The other winner – Maria Turner, a 10th grader at Patrick County High School in Stuart – wrote about Cpl. Jonathan Bowling, a fallen Marine from her community. After graduating from the same high school in 2000, he joined the Reserves and subsequently became an officer with the Martinsville Police Department after earning a degree in criminal justice from Patrick Henry Community College. He also worked as a volunteer firefighter. In August 2004, his unit deployed to Iraq.

“On Jan. 26 at about three o’clock in the morning, his convoy was hit by a rocket grenade attack,” Turner wrote. “Jonathan Bowling died from the injuries (he) sustained. (His) sacrifice had a significant impact on our small county and the individuals who reside there. He left behind a clear example of generosity, courage and kindness – a message and reminder of positivity and sacrifice, and a wide legacy … that continues today.”

After news of his death, nearly 5,000 locals came to pay respects to his family, she continued. The funeral home did not have enough room for the visitors, so they moved the coffin to the auditorium of Patrick County High School where he had graduated from just five years earlier. The following day, many local businesses were not open, and people lined the streets as the hearse passed by.

“Jonathan Bowling, whether he was serving in the military or simply being a helping hand, was the epitome of a good person,” Turner summarized later in her essay. “When (he) left for Iraq, he knew it was a possibility he wouldn’t be returning. (He) he had written a letter detailing instructions for the distribution of his possessions and his funeral. The end of the letter was a message of love for his family, reading in part, ‘I love you both very much, and just know that I am at peace. So, try not to cry, and look forward to the future.’ The last thing Jonathan Bowling left … in the midst of his death was a letter not of sadness or mourning, but of optimism and peace – possibly the best gift he could leave for his grieving family.”

The scholarship fund created in Bowling’s memory continues to help students of Patrick County, particularly those with an interest in public service. Turner called it a great tribute to Bowling’s memory and a good way to demonstrate how much he loved his community. Cpl. Jonathan Bowling, she said, was a generous, hard-working, honorable, and kind military member, neighbor, friend, son and brother.

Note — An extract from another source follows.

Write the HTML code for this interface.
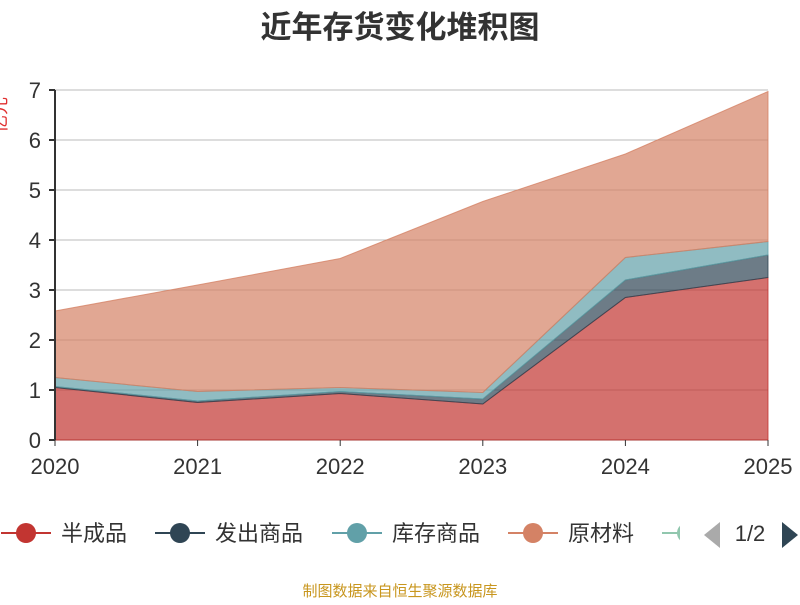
<!DOCTYPE html>
<html><head><meta charset="utf-8"><style>
body{margin:0;background:#fff;width:800px;height:600px;overflow:hidden;font-family:"Liberation Sans","Noto Sans CJK SC",sans-serif}
</style></head><body>
<svg id="c" width="800" height="600" xmlns="http://www.w3.org/2000/svg">
<text x="400" y="38" text-anchor="middle" font-size="31" font-weight="bold" fill="#333" font-family="Liberation Sans, Noto Sans CJK SC, sans-serif">近年存货变化堆积图</text>
<text transform="translate(6,115) rotate(-90)" text-anchor="middle" font-size="18" fill="#e03030" font-family="Liberation Sans, Noto Sans CJK SC, sans-serif">亿元</text>
<g id="grid"></g><g id="areas"></g><g id="axes"></g><g id="legend"></g>
<text x="400" y="596" text-anchor="middle" font-size="15" fill="#c8961e" font-family="Liberation Sans, Noto Sans CJK SC, sans-serif">制图数据来自恒生聚源数据库</text>
</svg>
<script>
const years=['2020','2021','2022','2023','2024','2025'];
const banchengpin=[1.05,0.75,0.93,0.72,2.85,3.25];
const fachu=[0.02,0.03,0.04,0.10,0.35,0.45];
const kucun=[0.18,0.19,0.08,0.13,0.45,0.27];
const yuancailiao=[1.33,2.13,2.58,3.82,2.07,3.00];
const yTicks=[0,1,2,3,4,5,6,7];
const NS='http://www.w3.org/2000/svg';
const x0=55,x1=768,y0=440,yTop=90,yMax=7;
const X=i=>x0+(x1-x0)*i/(years.length-1);
const Y=v=>y0-(y0-yTop)*v/yMax;
function mk(t,a,p){const e=document.createElementNS(NS,t);for(const k in a)e.setAttribute(k,a[k]);p.appendChild(e);return e;}
const grid=document.getElementById('grid'),axes=document.getElementById('axes'),areas=document.getElementById('areas'),leg=document.getElementById('legend');
yTicks.forEach(v=>{
 const l=mk('line',{x1:x0,x2:x1,y1:Y(v),y2:Y(v),stroke:v===0?'#333':'#bbb','stroke-width':1},grid);
 
 
 const tk=mk('line',{x1:x0-6,x2:x0,y1:Y(v),y2:Y(v),stroke:'#333','stroke-width':2},axes);
 
 
 const t=mk('text',{x:x0-14,y:Y(v)+8,'text-anchor':'end','font-size':22,fill:'#333'},axes);
 t.textContent=v;
 
 
});
const ya=mk('line',{x1:x0,x2:x0,y1:yTop,y2:y0,stroke:'#333','stroke-width':2},axes);


years.forEach((yr,i)=>{
 const tk=mk('line',{x1:X(i),x2:X(i),y1:y0,y2:y0+6,stroke:'#333','stroke-width':1},axes);
 
 
 const t=mk('text',{x:X(i),y:y0+34,'text-anchor':'middle','font-size':22,fill:'#333'},axes);
 t.textContent=yr;
 
 
});
const series=[['半成品',banchengpin,'#c23531'],['发出商品',fachu,'#2f4554'],['库存商品',kucun,'#61a0a8'],['原材料',yuancailiao,'#d48265']];
let base=years.map(()=>0);
series.forEach(([name,vals,col])=>{
 const top=base.map((b,i)=>b+vals[i]);
 let d='M'+top.map((v,i)=>X(i)+','+Y(v)).join('L');
 for(let i=years.length-1;i>=0;i--)d+='L'+X(i)+','+Y(base[i]);
 d+='Z';
 const p=mk('path',{d:d,fill:col,'fill-opacity':0.7,stroke:col,'stroke-opacity':0.8,'stroke-width':1},areas);
 
 
 base=top;
});
const legItems=[['半成品','#c23531',1],['发出商品','#2f4554',155],['库存商品','#61a0a8',332],['原材料','#d48265',508],['','#91c7ae',662]];
legItems.forEach(([n,c,x])=>{
 const g=mk('g',{},leg);
 
 
 mk('line',{x1:x,x2:x+50,y1:533,y2:533,stroke:c,'stroke-width':2},g);
 mk('circle',{cx:x+25,cy:533,r:10,fill:c},g);
 if(n){const t=mk('text',{x:x+60,y:541,'font-size':22,fill:'#333'},g);t.textContent=n;}
});
const cover=mk('rect',{x:680,y:515,width:120,height:40,fill:'#fff'},leg);


const pl=mk('path',{d:'M720,522L704,535L720,548Z',fill:'#aaa'},leg);


const pt=mk('text',{x:750,y:541,'text-anchor':'middle','font-size':22,fill:'#333'},leg);
pt.textContent='1/2';


const pr=mk('path',{d:'M782,522L798,535L782,548Z',fill:'#2f4554'},leg);


</script>
</body></html>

Full versions of the winning essays are available on the Virginia War Memorial Foundation website, vawarmemorial.org/learn/contests-scholarships/essay.

More than 80 Virginia students submitted entries to the contest. For their selection as the overall winners, Moreno and Turner each received a $250 gift card, and their teachers will get $100 gift cards to purchase classroom and educational supplies.

Dr. Clay Mountcastle, VWM director, expressed pride in the program and the winners and runners up.  “Education and preserving history for future generations are tenets of our mission,” he said. “These students show us, with their inspiring words, just how important that mission can be.”